Prairies in urban areas provide unique opportunities to educate the public. “When we restore a ranch in the Hill Country, the owner’s friends see it. But when we do it in the city, hundreds of thousands of people see it,” Simmons says. “This prairie is just a few miles from downtown.
When I say there is 0.1 percent of the prairie left, who cares? But when people see how beautiful and productive it is, then they care. If you say Austin used to be tall-grass prairie and a child asks what it looked like, well, who knows? Now we have an accessible native prairie right in the heart of Texas and open to everyone. At the end of the day, it’s not that this is a restoration but education. Education is what is going to save us.”

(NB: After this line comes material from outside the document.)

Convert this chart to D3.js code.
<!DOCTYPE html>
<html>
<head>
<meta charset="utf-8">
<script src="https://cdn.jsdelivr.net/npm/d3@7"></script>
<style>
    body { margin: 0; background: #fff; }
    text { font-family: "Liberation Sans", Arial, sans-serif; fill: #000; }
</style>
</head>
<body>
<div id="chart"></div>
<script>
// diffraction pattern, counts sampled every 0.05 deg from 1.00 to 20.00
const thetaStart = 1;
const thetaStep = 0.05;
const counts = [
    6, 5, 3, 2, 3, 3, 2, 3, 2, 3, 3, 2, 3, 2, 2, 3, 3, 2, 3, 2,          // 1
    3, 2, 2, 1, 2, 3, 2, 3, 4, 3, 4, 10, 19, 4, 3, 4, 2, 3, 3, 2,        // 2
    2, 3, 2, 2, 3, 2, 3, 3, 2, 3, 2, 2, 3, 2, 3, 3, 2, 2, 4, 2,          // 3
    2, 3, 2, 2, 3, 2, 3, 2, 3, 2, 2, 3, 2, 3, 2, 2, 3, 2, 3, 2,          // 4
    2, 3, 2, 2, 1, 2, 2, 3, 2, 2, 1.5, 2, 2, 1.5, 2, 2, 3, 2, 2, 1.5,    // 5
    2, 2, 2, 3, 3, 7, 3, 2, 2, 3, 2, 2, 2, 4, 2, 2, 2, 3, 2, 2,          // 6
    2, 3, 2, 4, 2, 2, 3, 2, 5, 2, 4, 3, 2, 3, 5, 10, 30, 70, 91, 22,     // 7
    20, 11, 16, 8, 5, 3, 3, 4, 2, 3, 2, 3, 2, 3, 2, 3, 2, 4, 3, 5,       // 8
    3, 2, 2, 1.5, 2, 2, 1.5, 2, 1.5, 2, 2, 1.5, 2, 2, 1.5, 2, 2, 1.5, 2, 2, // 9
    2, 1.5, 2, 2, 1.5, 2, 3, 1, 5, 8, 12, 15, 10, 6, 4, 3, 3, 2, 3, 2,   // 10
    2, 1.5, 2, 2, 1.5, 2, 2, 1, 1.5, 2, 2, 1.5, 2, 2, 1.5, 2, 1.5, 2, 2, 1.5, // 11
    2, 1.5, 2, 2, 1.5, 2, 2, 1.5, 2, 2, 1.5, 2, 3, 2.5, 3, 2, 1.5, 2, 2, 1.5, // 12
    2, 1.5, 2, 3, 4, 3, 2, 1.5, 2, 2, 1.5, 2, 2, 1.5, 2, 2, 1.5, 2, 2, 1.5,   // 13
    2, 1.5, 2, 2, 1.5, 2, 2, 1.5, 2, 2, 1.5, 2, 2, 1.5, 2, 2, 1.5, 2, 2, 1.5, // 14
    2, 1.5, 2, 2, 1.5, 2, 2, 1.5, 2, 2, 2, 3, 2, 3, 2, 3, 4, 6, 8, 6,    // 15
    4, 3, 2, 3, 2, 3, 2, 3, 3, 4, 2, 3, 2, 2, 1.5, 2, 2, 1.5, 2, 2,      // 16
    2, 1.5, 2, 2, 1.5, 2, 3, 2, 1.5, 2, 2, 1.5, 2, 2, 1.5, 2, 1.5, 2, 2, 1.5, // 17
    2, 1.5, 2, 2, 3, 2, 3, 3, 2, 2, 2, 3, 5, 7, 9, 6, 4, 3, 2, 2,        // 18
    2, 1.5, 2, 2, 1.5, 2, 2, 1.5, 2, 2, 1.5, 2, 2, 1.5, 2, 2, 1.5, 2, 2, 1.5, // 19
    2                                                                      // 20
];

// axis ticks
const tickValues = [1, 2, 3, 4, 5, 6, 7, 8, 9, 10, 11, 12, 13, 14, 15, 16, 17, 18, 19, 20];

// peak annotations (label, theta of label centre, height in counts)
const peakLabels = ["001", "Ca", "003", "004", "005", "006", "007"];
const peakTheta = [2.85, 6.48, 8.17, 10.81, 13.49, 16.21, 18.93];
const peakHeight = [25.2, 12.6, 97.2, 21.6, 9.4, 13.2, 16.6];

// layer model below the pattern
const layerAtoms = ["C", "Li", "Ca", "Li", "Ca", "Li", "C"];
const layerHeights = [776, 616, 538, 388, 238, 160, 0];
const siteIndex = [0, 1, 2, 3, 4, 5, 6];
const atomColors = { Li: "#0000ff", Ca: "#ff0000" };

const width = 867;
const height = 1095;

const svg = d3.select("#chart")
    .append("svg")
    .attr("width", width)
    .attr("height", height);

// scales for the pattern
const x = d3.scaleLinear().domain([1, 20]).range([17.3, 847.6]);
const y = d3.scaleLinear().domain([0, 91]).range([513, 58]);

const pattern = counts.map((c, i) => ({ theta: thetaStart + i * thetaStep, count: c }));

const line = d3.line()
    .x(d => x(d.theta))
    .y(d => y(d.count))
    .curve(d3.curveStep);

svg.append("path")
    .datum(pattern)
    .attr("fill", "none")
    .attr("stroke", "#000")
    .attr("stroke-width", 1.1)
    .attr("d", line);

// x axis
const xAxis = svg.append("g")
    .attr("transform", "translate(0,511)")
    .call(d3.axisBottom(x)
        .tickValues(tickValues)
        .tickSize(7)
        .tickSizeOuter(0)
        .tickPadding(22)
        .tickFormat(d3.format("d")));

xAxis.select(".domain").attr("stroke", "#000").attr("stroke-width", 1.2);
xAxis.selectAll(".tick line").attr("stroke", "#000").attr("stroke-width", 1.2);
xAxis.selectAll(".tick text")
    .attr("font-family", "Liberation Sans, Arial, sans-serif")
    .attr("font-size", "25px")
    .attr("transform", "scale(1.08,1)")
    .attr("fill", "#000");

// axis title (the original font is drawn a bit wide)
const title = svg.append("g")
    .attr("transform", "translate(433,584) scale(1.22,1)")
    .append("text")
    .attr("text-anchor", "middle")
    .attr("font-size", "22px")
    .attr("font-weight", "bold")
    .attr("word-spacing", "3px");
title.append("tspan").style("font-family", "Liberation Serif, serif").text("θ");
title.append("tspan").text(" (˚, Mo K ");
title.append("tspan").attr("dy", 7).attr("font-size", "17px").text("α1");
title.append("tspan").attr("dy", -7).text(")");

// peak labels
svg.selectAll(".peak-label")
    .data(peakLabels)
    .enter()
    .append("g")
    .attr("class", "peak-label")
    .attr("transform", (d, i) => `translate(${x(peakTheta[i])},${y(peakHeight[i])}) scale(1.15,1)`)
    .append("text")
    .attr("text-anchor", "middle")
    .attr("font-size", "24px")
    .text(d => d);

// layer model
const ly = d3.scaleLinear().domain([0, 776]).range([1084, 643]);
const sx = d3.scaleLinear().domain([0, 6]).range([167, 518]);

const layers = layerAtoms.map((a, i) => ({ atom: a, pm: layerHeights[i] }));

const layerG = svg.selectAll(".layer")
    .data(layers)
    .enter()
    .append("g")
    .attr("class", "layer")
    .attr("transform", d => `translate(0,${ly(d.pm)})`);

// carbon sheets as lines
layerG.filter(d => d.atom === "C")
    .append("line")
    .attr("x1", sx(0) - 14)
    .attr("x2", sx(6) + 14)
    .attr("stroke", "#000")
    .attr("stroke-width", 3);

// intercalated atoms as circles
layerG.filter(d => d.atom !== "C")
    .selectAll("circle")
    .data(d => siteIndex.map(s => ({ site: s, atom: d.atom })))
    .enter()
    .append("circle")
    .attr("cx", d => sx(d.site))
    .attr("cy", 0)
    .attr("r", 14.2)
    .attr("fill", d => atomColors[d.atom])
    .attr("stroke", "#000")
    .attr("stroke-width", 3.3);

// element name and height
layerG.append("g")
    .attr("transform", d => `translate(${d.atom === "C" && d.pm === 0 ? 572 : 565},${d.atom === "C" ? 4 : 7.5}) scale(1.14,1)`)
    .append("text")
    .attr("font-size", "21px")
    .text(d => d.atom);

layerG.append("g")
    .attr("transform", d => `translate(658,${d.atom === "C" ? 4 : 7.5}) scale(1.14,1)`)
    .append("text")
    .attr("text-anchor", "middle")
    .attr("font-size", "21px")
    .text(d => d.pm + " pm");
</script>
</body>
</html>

Part of the goal at Mueller is to show people how natives can be used in a garden. “If we get these same prairie plants into yards, you’ve effectively extended the prairie and all its function across the urban landscape. It will no longer be like, ‘Here is nature, and here is something else: your yard.’” Simmons notes that unfortunately only about 50 of roughly 5,000 native vascular species in Texas can be purchased at commercial nurseries. This number, however, is increasing every year as interest grows.
Challenges of Urban Prairies
Restoring long-suffering prairie remnants and creating them from nothing are equally challenging. One of the biggest obstacles is keeping out invasive species like the Johnson grass and King Ranch bluestem that trouble Mueller. More than that, conventional landscape maintenance staff often lack proper training. Simmons says, “It’s a learning process. You can’t walk away from restoration. When local communities tend restored landscapes like this it not only benefits the land but also becomes an enriching experience for the people. ”

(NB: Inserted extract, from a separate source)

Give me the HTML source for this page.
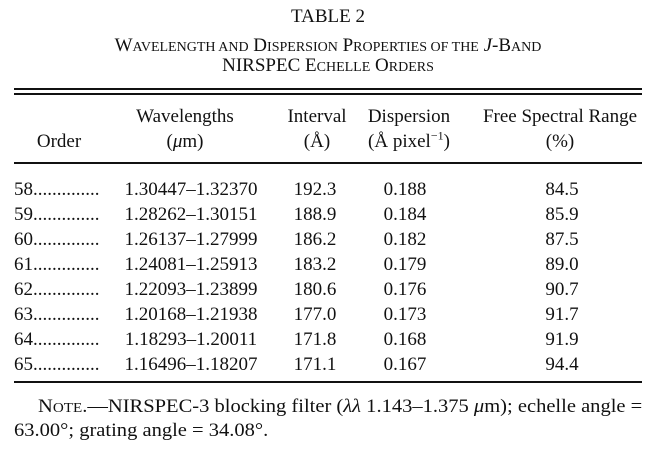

Appearance can be another obstacle. To the uneducated eye, a prairie may look neglected and unkempt. Chicago uses signage and fencing to deal with this issue. “We put them up throughout the process,” Yermakov says. “When we’re killing the turf grass, we’ll put up a sign that tells people why this grass is brown. If we put in a cover crop and mow it to bring more sunlight to native seed, we put up a sign explaining why we’re mowing. Any major action we take, we put up explanatory signs.” Signs are used to identify the habitat, what it is used for and its history. They also take into consideration planting methods as well as attributes of plants that have traditional aesthetic appeal. The district takes projects to local advisory councils as well, to communicate with the community and allow residents to comment. An active volunteer stewardship program recruits people from the community to be involved in restoration projects, creating a constituency.
Outlining prairie areas with fences makes them look intentional and helps counter the perception that someone just forgot to mow, Yermakov says. Shorter species may be used in certain areas, or a suite of species that provide color through the season to enhance aesthetics.
Prescribed burns in urban areas can be tricky. Burns at Jerry Smith Park, for example, have grown about as big as they can safely get, says Rizzo. Limits on burns effectively limit the size of urban prairies.
Another issue is public perception of desirable versus undesirable wildlife. At Mueller, people worry about rats, Simmons says. “But, while trash attracts nasty invasive rats, those in the prairie are harmless cotton rats.” People worry about snakes as well, but Woodbury argues that snakes increase wildlife diversity in a prairie. Some years ago in Illinois, one landowner sued another over a native landscape, in part over fear of snakes coming into his yard from the native landscape.
“That wouldn’t really happen,” Woodbury says. “Snakes don’t want to go into a mowed grass yard. In the end, though, the judge said that this state once was tallgrass prairie, and that is an appropriate landscape even in a residential neighborhood, if done correctly.”
Urban sites such as Mueller are opportunities to show prairie done correctly. “We’re not just restoring prairie but showing its value,” says Simmons. “It’s a good field to be in.” No pun intended.